À l’heure où j’écris ces lignes, 10 946m me séparent du sol, ou plutôt de l’Océan Atlantique que nous survolons pour rejoindre la Guadeloupe. Il paraît qu’aucune balise GPS ne permet de localiser un avion qui survole cette gigantesque étendue bleue. La position de l’avion est estimée grâce à une trajectoire préalablement établie permettant d’imaginer où se situe (environ) l’appareil toutes les 10mn. Il est plutôt étrange de se représenter cette réalité.
Je suis donc, à cet instant, suspendue dans les airs sans qu’aucune technologie ne puisse précisément affirmer la position GPS à laquelle je me trouve. Excitant et inquiétant à la fois n’est-ce pas ? Quoiqu’il en soit je serai sur la terre ferme lorsque vous me lirez puisque j’ai besoin d’une connexion Internet pour poster cet article 🙂
Nous voilà donc repartis du sol métropolitain. Pour une dizaine de mois cette fois à en croire notre planning et budget estimatifs qui nous autorisent un retour vers le mois d’octobre. Je sais d’ores et déjà que ce retour sera bien différent de celui que nous venons de vivre pour 15 jours de festivités en famille et entre amis.
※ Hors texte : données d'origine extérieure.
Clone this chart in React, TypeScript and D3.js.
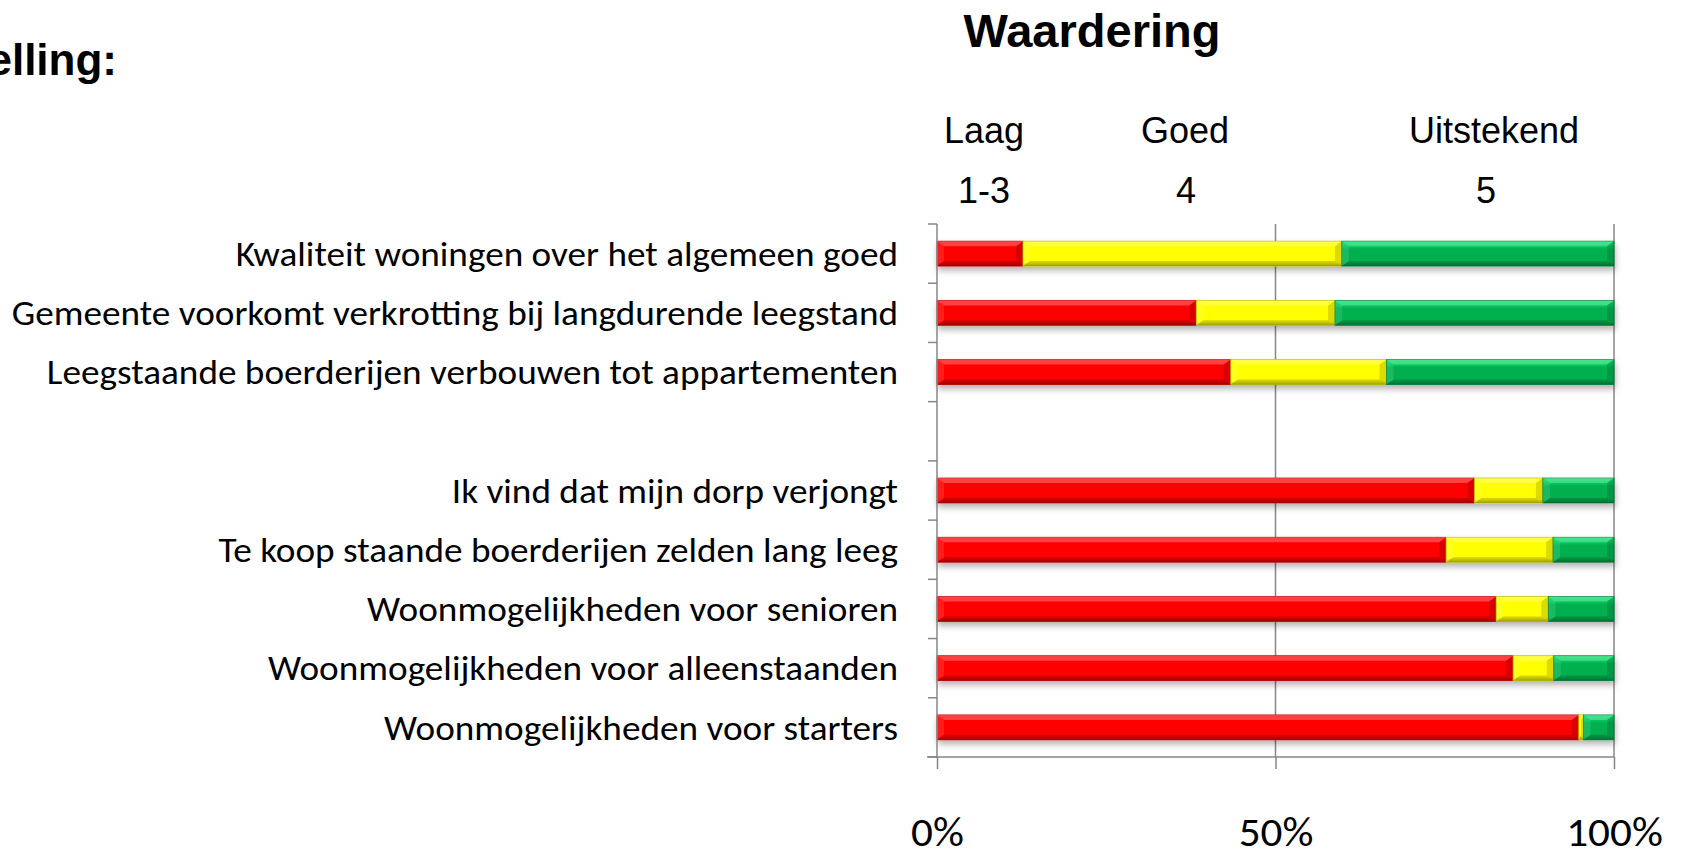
import React, { useEffect, useRef } from 'react'
import * as d3 from 'd3'

// statements, top to bottom ("" is the empty row between the two groups)
const categories = [
  'Kwaliteit woningen over het algemeen goed',
  'Gemeente voorkomt verkrotting bij langdurende leegstand',
  'Leegstaande boerderijen verbouwen tot appartementen',
  '',
  'Ik vind dat mijn dorp verjongt',
  'Te koop staande boerderijen zelden lang leeg',
  'Woonmogelijkheden voor senioren',
  'Woonmogelijkheden voor alleenstaanden',
  'Woonmogelijkheden voor starters',
]

// percentages per rating
const laag = [12.7, 38.3, 43.4, 0, 79.4, 75.2, 82.6, 85.1, 94.8]
const goed = [47.1, 20.5, 23.0, 0, 10.1, 15.8, 7.7, 6.0, 0.7]
const uitstekend = [40.2, 41.2, 33.6, 0, 10.5, 9.0, 9.7, 8.9, 4.5]

const ratingNames = ['Laag', 'Goed', 'Uitstekend']
const ratingScores = ['1-3', '4', '5']
const xTicks = [0, 50, 100]

const keys = ['laag', 'goed', 'uitstekend']
const colors = { laag: '#ff0000', goed: '#ffff00', uitstekend: '#00b050' }

export default function App() {
  const ref = useRef<SVGSVGElement>(null)

  useEffect(() => {
    const svg = d3.select(ref.current)
    svg.selectAll('*').remove()

    const rows = categories.map((c, i) => ({
      idx: i,
      label: c,
      laag: laag[i],
      goed: goed[i],
      uitstekend: uitstekend[i],
    }))

    const x = d3.scaleLinear().domain([0, 100]).range([937, 1614])
    const y = d3
      .scaleBand<number>()
      .domain(rows.map(d => d.idx))
      .range([224, 757])
      .paddingInner(0.58)
      .paddingOuter(0.29)

    const defs = svg.append('defs')
    const shadow = defs.append('filter').attr('id', 'shadow').attr('x', '-5%').attr('y', '-50%').attr('width', '110%').attr('height', '250%')
    shadow.append('feDropShadow')
      .attr('dx', 1).attr('dy', 4).attr('stdDeviation', 3)
      .attr('flood-color', '#000').attr('flood-opacity', 0.3)

    keys.forEach(k => {
      const c = d3.color(colors[k])!
      const g = defs.append('linearGradient').attr('id', 'grad-' + k)
        .attr('x1', 0).attr('y1', 0).attr('x2', 0).attr('y2', 1)
      g.append('stop').attr('offset', '0%').attr('stop-color', c.brighter(0.7).formatHex())
      g.append('stop').attr('offset', '22%').attr('stop-color', c.brighter(0.35).formatHex())
      g.append('stop').attr('offset', '32%').attr('stop-color', c.formatHex())
      g.append('stop').attr('offset', '85%').attr('stop-color', c.formatHex())
      g.append('stop').attr('offset', '100%').attr('stop-color', c.darker(0.7).formatHex())
    })

    // title texts
    svg.append('text')
      .attr('x', 117).attr('y', 75)
      .attr('text-anchor', 'end')
      .attr('font-family', 'Liberation Sans, Arial, sans-serif')
      .attr('font-weight', 'bold').attr('font-size', 44)
      .text('Stelling:')

    svg.append('text')
      .attr('x', 1092).attr('y', 47)
      .attr('text-anchor', 'middle')
      .attr('font-family', 'Liberation Sans, Arial, sans-serif')
      .attr('font-weight', 'bold').attr('font-size', 47)
      .text('Waardering')

    const headX = [984, 1185, 1494]
    svg.append('g').selectAll('text').data(ratingNames).join('text')
      .attr('x', (d, i) => headX[i]).attr('y', 143)
      .attr('text-anchor', 'middle')
      .attr('font-family', 'Liberation Sans, Arial, sans-serif')
      .attr('font-size', 36)
      .text(d => d)
    const scoreX = [984, 1186, 1486]
    svg.append('g').selectAll('text').data(ratingScores).join('text')
      .attr('x', (d, i) => scoreX[i]).attr('y', 203)
      .attr('text-anchor', 'middle')
      .attr('font-family', 'Liberation Sans, Arial, sans-serif')
      .attr('font-size', 36)
      .text(d => d)

    const axisColor = '#878787'
    const [y0, y1] = y.range()

    // gridlines
    svg.append('g').selectAll('line').data(xTicks.filter(t => t > 0)).join('line')
      .attr('x1', d => x(d)).attr('x2', d => x(d))
      .attr('y1', y0).attr('y2', y1)
      .attr('stroke', axisColor).attr('stroke-width', 1.5)

    // bars
    const series = d3.stack<any>().keys(keys)(rows)
    const bars = svg.append('g').attr('filter', 'url(#shadow)')
    series.forEach(s => {
      const k = s.key
      s.forEach((seg, i) => {
        if (seg[1] - seg[0] <= 0) return
        const bx0 = x(seg[0])
        const bx1 = x(seg[1])
        const by = y(rows[i].idx)!
        const h = y.bandwidth()
        const w = bx1 - bx0
        const b = Math.min(7, w / 2)
        const bv = 5
        const g = bars.append('g')
        g.append('rect')
          .attr('x', bx0).attr('y', by).attr('width', w).attr('height', h)
          .attr('fill', `url(#grad-${k})`)
          .attr('stroke', d3.color(colors[k])!.darker(0.8).formatHex())
          .attr('stroke-width', 0.8)
        const poly = (pts: number[][], fill: string, op: number) =>
          g.append('polygon').attr('points', pts.map(p => p.join(',')).join(' '))
            .attr('fill', fill).attr('opacity', op)
        poly([[bx0, by], [bx1, by], [bx1 - b, by + bv], [bx0 + b, by + bv]], '#fff', 0.25)
        poly([[bx0, by + h], [bx1, by + h], [bx1 - b, by + h - bv], [bx0 + b, by + h - bv]], '#000', 0.18)
        poly([[bx0, by], [bx0 + b, by + bv], [bx0 + b, by + h - bv], [bx0, by + h]], '#fff', 0.12)
        poly([[bx1, by], [bx1 - b, by + bv], [bx1 - b, by + h - bv], [bx1, by + h]], '#000', 0.14)
      })
    })

    // category axis
    const cat = svg.append('g')
    cat.append('line')
      .attr('x1', x(0)).attr('x2', x(0)).attr('y1', y0).attr('y2', y1)
      .attr('stroke', axisColor).attr('stroke-width', 1.5)
    cat.selectAll('line.tick').data(d3.range(categories.length + 1)).join('line')
      .attr('class', 'tick')
      .attr('x1', x(0) - 9).attr('x2', x(0))
      .attr('y1', d => y0 + d * y.step()).attr('y2', d => y0 + d * y.step())
      .attr('stroke', axisColor).attr('stroke-width', 1.5)
    cat.selectAll('text').data(rows).join('text')
      .attr('transform', d => `translate(898,${y(d.idx)! + y.bandwidth() / 2}) scale(1.095,1)`)
      .attr('dy', '0.36em')
      .attr('text-anchor', 'end')
      .attr('font-family', 'Carlito, Calibri, Open Sans, sans-serif')
      .attr('font-size', 34)
      .attr('fill', '#000')
      .text(d => d.label)

    // value axis
    const xAxis = d3.axisBottom(x)
      .tickValues(xTicks)
      .tickFormat(d => d + '%')
      .tickSizeInner(12)
      .tickSizeOuter(0)
    const ax = svg.append('g').attr('transform', `translate(0,${y1})`).call(xAxis)
    ax.select('.domain').remove()
    ax.append('line')
      .attr('x1', x(0) - 10).attr('x2', x(100)).attr('y1', 0).attr('y2', 0)
      .attr('stroke', axisColor).attr('stroke-width', 1.5)
    ax.selectAll('.tick line').attr('stroke', axisColor).attr('stroke-width', 1.5)
    ax.selectAll('.tick text')
      .attr('y', 89).attr('dy', 0)
      .attr('transform', 'scale(1.08,1)')
      .attr('fill', '#000')
      .attr('font-family', 'Carlito, Calibri, Open Sans, sans-serif')
      .attr('font-size', 40)
  }, [])

  return (
    <svg
      ref={ref}
      width={1685}
      height={851}
      style={{ position: 'absolute', left: 0, top: 0, background: '#fff' }}
    />
  )
}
22 septembre – 21 décembre 2016. 3 mois. Angleterre. Irlande. Nous (ne) sommes partis (que) 3 mois. Et déjà une nouvelle personne est née en moi. Je ne parlerai ici que de moi et non de Simon qui change lui aussi mais singulièrement comme tout individu qui fait un jour le choix de vivre une année « différente ».
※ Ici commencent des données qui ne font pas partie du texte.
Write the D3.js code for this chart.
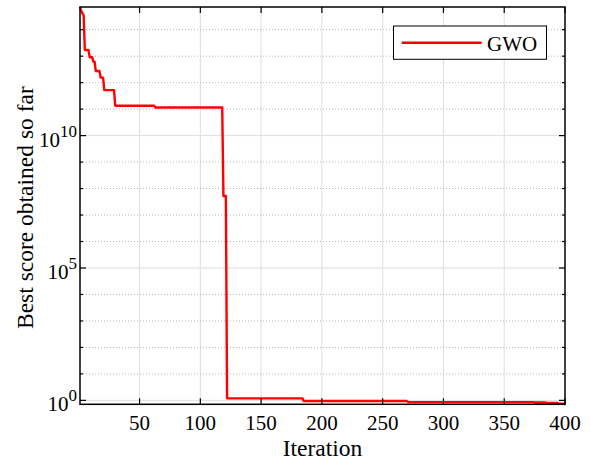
<!DOCTYPE html>
<html>
<head>
<meta charset="utf-8">
<script src="https://cdn.jsdelivr.net/npm/d3@7"></script>
<style>
  body { margin: 0; background: #fff; }
  svg { display: block; font-family: "Liberation Serif", "Times New Roman", serif; }
</style>
</head>
<body>
<svg id="chart"></svg>
<script>
// change points of the best score (iteration where it changes, new value)
const iterations = [1, 2, 3, 4, 5, 9, 12, 14, 18, 21, 30, 63, 119, 122, 185, 271, 363, 375, 385, 395, 400];
const scores = [7.2e14, 5.2e14, 4.2e14, 3.5e14, 1.7e13, 9.1e12, 6.2e12, 2.75e12, 1.55e12, 5.2e11,
                1.35e11, 1.15e11, 5.2e7, 1.19, 0.94, 0.86, 0.86, 0.83, 0.79, 0.74, 0.71];
const maxIter = 400;
const xTicks = [50, 100, 150, 200, 250, 300, 350, 400];
const yMajor = [0, 5, 10];
const yMinor = [1, 2, 3, 4, 6, 7, 8, 9, 11, 12, 13, 14];
const seriesName = "GWO";

// best-so-far holds its value until the next change
const curve = [];
for (let i = 0; i < iterations.length; i++) {
    const end = i + 1 < iterations.length ? iterations[i + 1] - 1 : maxIter;
    for (let t = iterations[i]; t <= end; t++) curve.push({ it: t, v: scores[i] });
}

const width = 591, height = 464;
const area = { left: 80, right: 565, top: 7, bottom: 404.3 };

const svg = d3.select("#chart").attr("width", width).attr("height", height);

const x = d3.scaleLinear().domain([1, maxIter]).range([area.left, area.right]);
const y = d3.scaleLog().domain([d3.min(scores), d3.max(scores)]).range([area.bottom, area.top]);

// grid
const grid = svg.append("g");
grid.selectAll(".gx").data(xTicks.filter(d => d < maxIter)).enter().append("line")
    .attr("x1", d => x(d)).attr("x2", d => x(d))
    .attr("y1", area.top).attr("y2", area.bottom)
    .attr("stroke", "#dedede").attr("stroke-width", 1);
grid.selectAll(".gy").data(yMajor).enter().append("line")
    .attr("x1", area.left).attr("x2", area.right)
    .attr("y1", d => y(Math.pow(10, d))).attr("y2", d => y(Math.pow(10, d)))
    .attr("stroke", "#dedede").attr("stroke-width", 1);
grid.selectAll(".gm").data(yMinor).enter().append("line")
    .attr("x1", area.left).attr("x2", area.right)
    .attr("y1", d => y(Math.pow(10, d))).attr("y2", d => y(Math.pow(10, d)))
    .attr("stroke", "#b8b8b8").attr("stroke-width", 1).attr("stroke-dasharray", "1,2");

// curve
const line = d3.line().x(d => x(d.it)).y(d => y(d.v));
svg.append("path").datum(curve)
    .attr("fill", "none").attr("stroke", "#ff0000").attr("stroke-width", 2.4)
    .attr("stroke-linejoin", "round")
    .attr("d", line);

// box and ticks
const axes = svg.append("g").attr("stroke", "#000");
axes.append("rect").attr("x", area.left).attr("y", area.top)
    .attr("width", area.right - area.left).attr("height", area.bottom - area.top)
    .attr("fill", "none").attr("stroke-width", 1.5);
xTicks.forEach(t => {
    axes.append("line").attr("x1", x(t)).attr("x2", x(t)).attr("y1", area.bottom).attr("y2", area.bottom - 6).attr("stroke-width", 1.2);
    axes.append("line").attr("x1", x(t)).attr("x2", x(t)).attr("y1", area.top).attr("y2", area.top + 6).attr("stroke-width", 1.2);
});
yMajor.concat(yMinor).forEach(e => {
    const len = yMajor.includes(e) ? 6 : 3;
    const yy = y(Math.pow(10, e));
    axes.append("line").attr("x1", area.left).attr("x2", area.left + len).attr("y1", yy).attr("y2", yy).attr("stroke-width", 1.2);
    axes.append("line").attr("x1", area.right).attr("x2", area.right - len).attr("y1", yy).attr("y2", yy).attr("stroke-width", 1.2);
});

// tick labels
svg.selectAll(".xl").data(xTicks).enter().append("text")
    .attr("x", d => x(d)).attr("y", 430)
    .attr("text-anchor", "middle").attr("font-size", 21)
    .text(d => d);

yMajor.forEach(e => {
    const t = svg.append("text")
        .attr("x", 77).attr("y", y(Math.pow(10, e)) + 11)
        .attr("text-anchor", "end").attr("font-size", 21);
    t.append("tspan").text("10");
    t.append("tspan").attr("dy", -10).attr("font-size", 17).text(e);
});

// axis labels
svg.append("text").attr("x", (area.left + area.right) / 2).attr("y", 456)
    .attr("text-anchor", "middle").attr("font-size", 23.5).text("Iteration");
svg.append("text")
    .attr("transform", `translate(33, ${(area.top + area.bottom) / 2 + 2}) rotate(-90)`)
    .attr("text-anchor", "middle").attr("font-size", 23.5).text("Best score obtained so far");

// legend
const lg = svg.append("g");
lg.append("rect").attr("x", 393.5).attr("y", 26).attr("width", 153).attr("height", 33.3)
    .attr("fill", "#fff").attr("stroke", "#000").attr("stroke-width", 1);
lg.append("line").attr("x1", 401.7).attr("x2", 481.7).attr("y1", 42.7).attr("y2", 42.7)
    .attr("stroke", "#ff0000").attr("stroke-width", 2.4);
lg.append("text").attr("x", 487).attr("y", 50.7).attr("font-size", 21).text(seriesName);
</script>
</body>
</html>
Hier, dans le TGV qui nous a déposé à la Gare Montparnasse, je pensais aux 9 dernières années de ma vie passées à Paris. Aucun regret mais un grand soulagement d’avoir quitté cette ville musée, qui malgré les tragiques événements de ces deux dernières années, fait encore rêver les touristes du monde entier. Pourtant, mes amis ici me manquent et la nostalgie de ma vie étudiante puis de « jeune cadre dynamique » résonne déjà en moi quelques mois seulement après être partie.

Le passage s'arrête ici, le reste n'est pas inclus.